64 athletes composed of 32 boys and 32 girls at the age between 14 and 16 (born between 1 January 1994 and 31 December 1995) competed in different events of Men's Singles and Women's Singles.
Further, each athlete paired with another athlete of the opposite sex participated in Mixed Team event. Each team match consisted of the best of three matches. The Women's Singles was played first, followed by Men's Singles and Mixed Doubles.

== Qualifiers ==

=== Singles ===
A total of 64 athletes qualified mainly from tournaments including ITTF Cadet Challenge, five ITTF Junior Circuit events, and five continental qualification tournaments (Africa, Asia, Europe, Pan America, Oceania). The others qualified from ITTF under 15 world ranking and the host National Olympic Committee (NOC). The maximum number of athletes per NOC was one man and one woman.

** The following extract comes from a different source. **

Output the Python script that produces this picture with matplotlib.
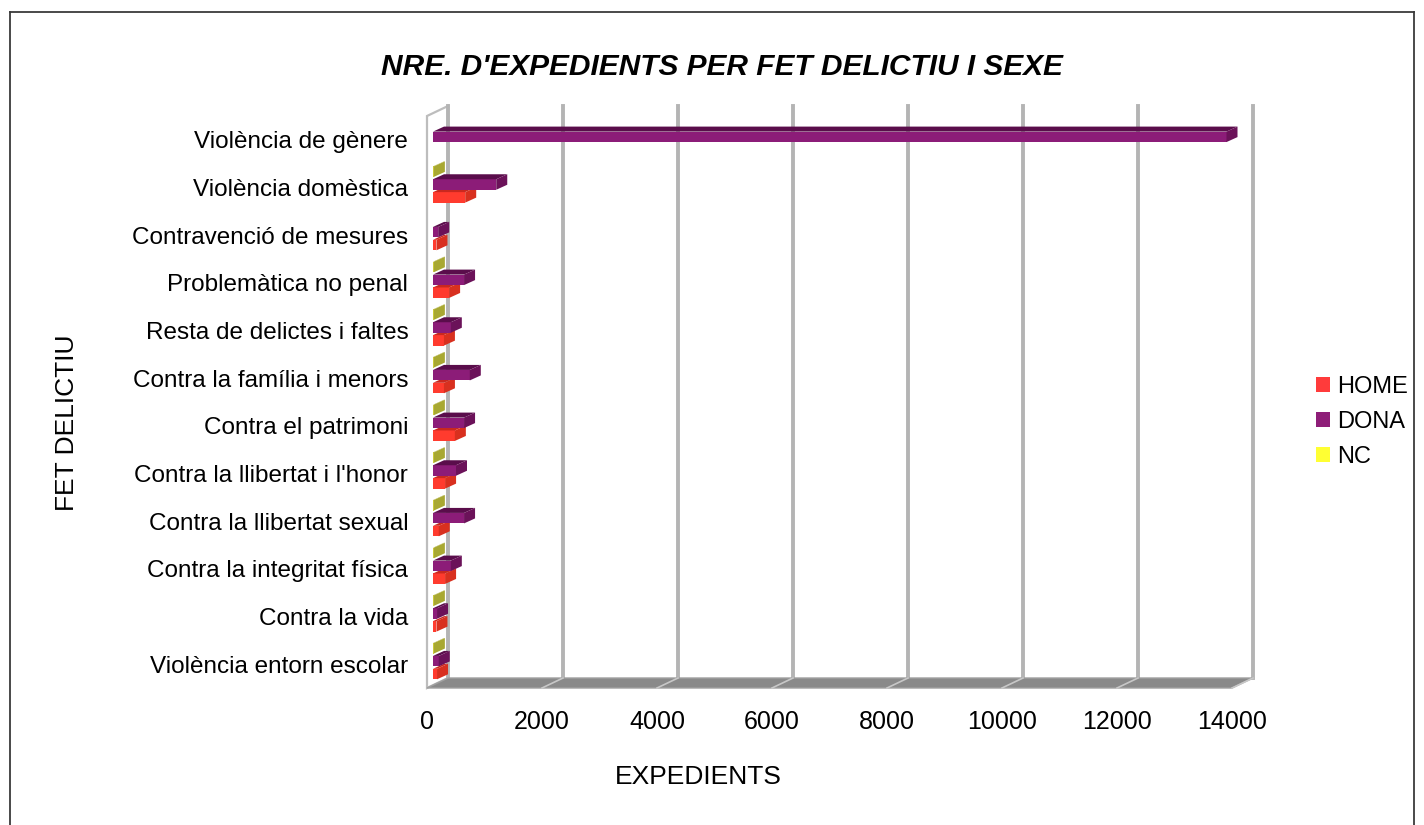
import numpy as np
import matplotlib
matplotlib.use("Agg")
import matplotlib.pyplot as plt
from matplotlib.patches import Polygon, Patch
from matplotlib.transforms import offset_copy
from matplotlib.lines import Line2D

plt.rcParams['font.family'] = ['Liberation Sans', 'DejaVu Sans']

# ---------------- data ----------------
categories = [
    "Violència de gènere",
    "Violència domèstica",
    "Contravenció de mesures",
    "Problemàtica no penal",
    "Resta de delictes i faltes",
    "Contra la família i menors",
    "Contra el patrimoni",
    "Contra la llibertat i l'honor",
    "Contra la llibertat sexual",
    "Contra la integritat física",
    "Contra la vida",
    "Violència entorn escolar",
]
home = [0, 560, 60, 280, 190, 190, 380, 210, 100, 210, 60, 70]
dona = [13800, 1100, 90, 540, 310, 640, 540, 400, 540, 310, 70, 100]
nc = [0, 15, 0, 15, 15, 15, 15, 15, 15, 15, 15, 15]
series_names = ["HOME", "DONA", "NC"]
x_ticks = [0, 2000, 4000, 6000, 8000, 10000, 12000, 14000]

title = "NRE. D'EXPEDIENTS PER FET DELICTIU I SEXE"
xlabel = "EXPEDIENTS"
ylabel = "FET DELICTIU"

# ---------------- styling ----------------
W, H = 1424, 825
DPI = 100
colors_front = {"HOME": "#ff3b2e", "DONA": "#8c1c78", "NC": "#d0d03c"}
colors_top = {"HOME": "#c9281f", "DONA": "#5a0d4b", "NC": "#b4b43a"}
colors_side = {"HOME": "#d8301f", "DONA": "#6b1259", "NC": "#a8a832"}
legend_colors = {"HOME": "#ff3b3b", "DONA": "#8e1e78", "NC": "#ffff33"}

fig = plt.figure(figsize=(W / DPI, H / DPI), dpi=DPI)
fig.patch.set_facecolor("white")

# front plane of the 3D box
fx0, fx1, fy_top, fy_bot = 427, 1232, 116, 688
ax = fig.add_axes([fx0 / W, (H - fy_bot) / H, (fx1 - fx0) / W, (fy_bot - fy_top) / H])
ax.set_xlim(x_ticks[0], x_ticks[-1])
n = len(categories)
ax.set_ylim(-0.5, n - 0.5)
for s in ax.spines.values():
    s.set_visible(False)
ax.patch.set_alpha(0)

ypos = np.arange(n)[::-1]  # first category on top

def px2data(dxp, dyp):
    p0 = ax.transData.transform((0, 0))
    q = ax.transData.inverted().transform(p0 + np.array([dxp, dyp]))
    return q[0], q[1]

DEPTH = (21, 10)  # wall depth in pixels
ddx_w, ddy_w = px2data(*DEPTH)
tr_back = offset_copy(ax.transData, fig=fig, x=DEPTH[0], y=DEPTH[1], units='dots')

ylo, yhi = -0.5, n - 0.5
xmax = x_ticks[-1]

# left wall
wall = Polygon([(0, ylo), (0, yhi), (ddx_w, yhi + ddy_w), (ddx_w, ylo + ddy_w)],
               closed=True, facecolor="white", edgecolor="#bdbdbd", lw=1.6,
               clip_on=False, zorder=1)
ax.add_patch(wall)

# back wall gridlines
for xt in x_ticks:
    ax.add_line(Line2D([xt, xt], [ylo, yhi], transform=tr_back, color="#b4b4b4",
                       lw=2.8, clip_on=False, zorder=1.5))

# floor
floor = Polygon([(0, ylo), (xmax, ylo), (xmax + ddx_w, ylo + ddy_w), (ddx_w, ylo + ddy_w)],
                closed=True, facecolor="#8a8a8a", edgecolor="#a0a0a0", lw=1,
                clip_on=False, zorder=2)
ax.add_patch(floor)
for xt in x_ticks[1:]:
    ax.add_line(Line2D([xt, xt + ddx_w], [ylo, ylo + ddy_w], color="#c8c8c8",
                       lw=1.2, clip_on=False, zorder=2.1))

# bars
BAR_SHIFT = (6, 3)
BAR_DEPTH = (11, 5)
tr_bar = offset_copy(ax.transData, fig=fig, x=BAR_SHIFT[0], y=BAR_SHIFT[1], units='dots')
bdx, bdy = px2data(*BAR_DEPTH)
h = 0.22
gap = 0.27
series = [("HOME", home, -gap), ("DONA", dona, 0.0), ("NC", nc, gap)]

z = 3
for i in range(n):
    for name, vals, off in series:
        v = vals[i]
        if v <= 0:
            continue
        yc = ypos[i] + off
        bars = ax.barh([yc], [v], height=h, left=0, color=colors_front[name],
                       edgecolor="none", zorder=z)
        for r in bars:
            r.set_transform(tr_bar)
            r.set_clip_on(False)
        top = yc + h / 2
        bot = yc - h / 2
        topface = Polygon([(0, top), (v, top), (v + bdx, top + bdy), (bdx, top + bdy)],
                          closed=True, facecolor=colors_top[name], edgecolor="none",
                          transform=tr_bar, clip_on=False, zorder=z)
        side = Polygon([(v, bot), (v, top), (v + bdx, top + bdy), (v + bdx, bot + bdy)],
                       closed=True, facecolor=colors_side[name], edgecolor="none",
                       transform=tr_bar, clip_on=False, zorder=z)
        ax.add_patch(topface)
        ax.add_patch(side)
        z += 0.01

# ticks
ax.set_yticks(ypos)
ax.set_yticklabels(categories, fontsize=17.5)
ax.tick_params(axis='y', length=0, pad=13.5)
ax.set_xticks(x_ticks)
ax.set_xticklabels([str(t) for t in x_ticks], fontsize=18)
ax.tick_params(axis='x', length=0, pad=16)

# titles
fig.text(722 / W, 1 - 67 / H, title, ha='center', va='center', fontsize=21.5,
         fontweight='bold', fontstyle='italic')
fig.text(698 / W, 1 - 777 / H, xlabel, ha='center', va='center', fontsize=19)
fig.text(67 / W, 1 - 423 / H, ylabel, ha='center', va='center', fontsize=19,
         rotation=90)

# legend
handles = [Patch(facecolor=legend_colors[s], edgecolor='none') for s in series_names]
fig.legend(handles, series_names, loc='center left',
           bbox_to_anchor=(1316 / W, 1 - 422 / H), frameon=False, fontsize=17,
           handlelength=0.6, handleheight=0.6, handletextpad=0.3,
           labelspacing=0.56, borderaxespad=0, borderpad=0)

# figure frame
frame_kw = dict(color="#3a3a3a", lw=1.3, transform=fig.transFigure)
fig.add_artist(Line2D([10 / W, 1414 / W], [1 - 12 / H, 1 - 12 / H], **frame_kw))
fig.add_artist(Line2D([10 / W, 10 / W], [1 - 12 / H, 0], **frame_kw))
fig.add_artist(Line2D([1414 / W, 1414 / W], [1 - 12 / H, 0], **frame_kw))

fig.savefig("out.png", dpi=DPI)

| Event (Qualifiers) | Date | Location | Qualifiers |  |
| Men's Singles | Women's Singles |
| ITTF Cadet Challenge (4) | 19–25 October 2009 | Japan Tokyo | CHN Yin Hang (cancelled) JPN Koki Niwa FRA Simon Gauzy SWE Hampus Soderlund TUN Adem Hmam (reallocated) | KOR Yang Ha-Eun JPN Ayuka Tanioka ROU Bernadette Szocs THA Sutashini Sawetabut |
| African Qualification Tournament (2) | 21–23 November 2009 | EGY Cairo | EGY Bedair Omar NGR Ojo Onalaopo | EGY Dina Mesheref ALG Islem Laid |
| ITTF U-15 World Ranking (4) | 31 December 2009 | - | TPE Hung Tzu-Hsiang KOR Kim Dong-Hyun HKG Chiu Chung Hei RUS Phillip Kumiov (rejected) CZE Ondrej Bajger (reallocated) | CHN Gu Yuting GER Petrissa Solja RUS Yana Noskova SIN Isabelle Siyun LI |
| Pan American Qualification Tournament (3) | 1–3 February 2010 | ESA San Salvador | BRA Jouti Eric ECU Rodrigo Tapia ARG Pablo Saragovi | USA Ariel Hsing BRA Caroline Kumahara PUR Carelyn Cordero |
| ITTF Specific Tournament (1) | 6–7 February 2010 | BHR Manama | BEL Emilien Vanrossomme | NED Britt Eerland |
| ITTF Specific Tournament (1) | 14–15 February 2010 | EGY Cairo | ITA Leornado Mutti | MDA Sofia Polcanova (rejected) GBR Alice Loveridge (reallocated) |
| ITTF Specific Tournament (1) | 23–24 March 2010 | ITA Lignano | HUN Tamas Lakatos | FRA Celine Pang |
| Oceanian Qualification Tournament (1) | 1 April 2010 | NZL Auckland | NZL Kevin Wu | NZL Julia Wu |
| Asian Qualification Tournament (4) | 2–4 April 2010 | THA Bangkok | PRK Kim Kwang-song SRI Hasintha Arsa Marakkala IND Avik Das UZB Elmurod Holikov | PRK Kim Song-i HKG Ng Ka Yee TPE Huang Hsin IND Mallika Bhandarkar |
| ITTF Specific Qualification Tournament (1) | 10 April 2010 | NZL Auckland | THA Tanapol Santiwattanatarm | AUS Lily Phan |
| European Qualification Tournament (4) | 16–18 April 2010 | Italy Novara | POL Konrad Kulpa CRO Luka Fucek AUT Stefan Leitgeb NED Koen Hageraats | CRO Mateja Jeger MDA Olga Bliznet SLO Alekseja Galič HUN Mercedes Nagyvaradi |
| ITTF Specific Qualification Tournament (1) | 24–25 April 2010 | VEN Valencia | GER Florian Wagner | BLR Katsiaryna Baravok |
| Host Country Representation (1) | - | - | SIN Clarence Chew | Qualified in previous tournament |
| Unused Quota of Host Country Representation (replacement) | - | - | Quota used | POR Maria Xiao |
| NOC Universality Places (4) | - | - | ESA Luis Mejía MAW Patrick Massah MRI Warren Li Kam Wa PAR Axel Gavilan | CGO Jolie Mafuta Ivoso SMR Letizia Giardi SRI Nuwani G. Vithange GUY Adielle Roshuevel |
| TOTAL |  |  | 32 | 32 |

===Mixed team===
Qualified athletes from the same NOC teamed up first (17 teams).
The remaining players formed continental mixed teams as a second option (2 African teams, 6 European teams, 3 Pan American teams), and an intercontinental team was the last consideration (4 teams).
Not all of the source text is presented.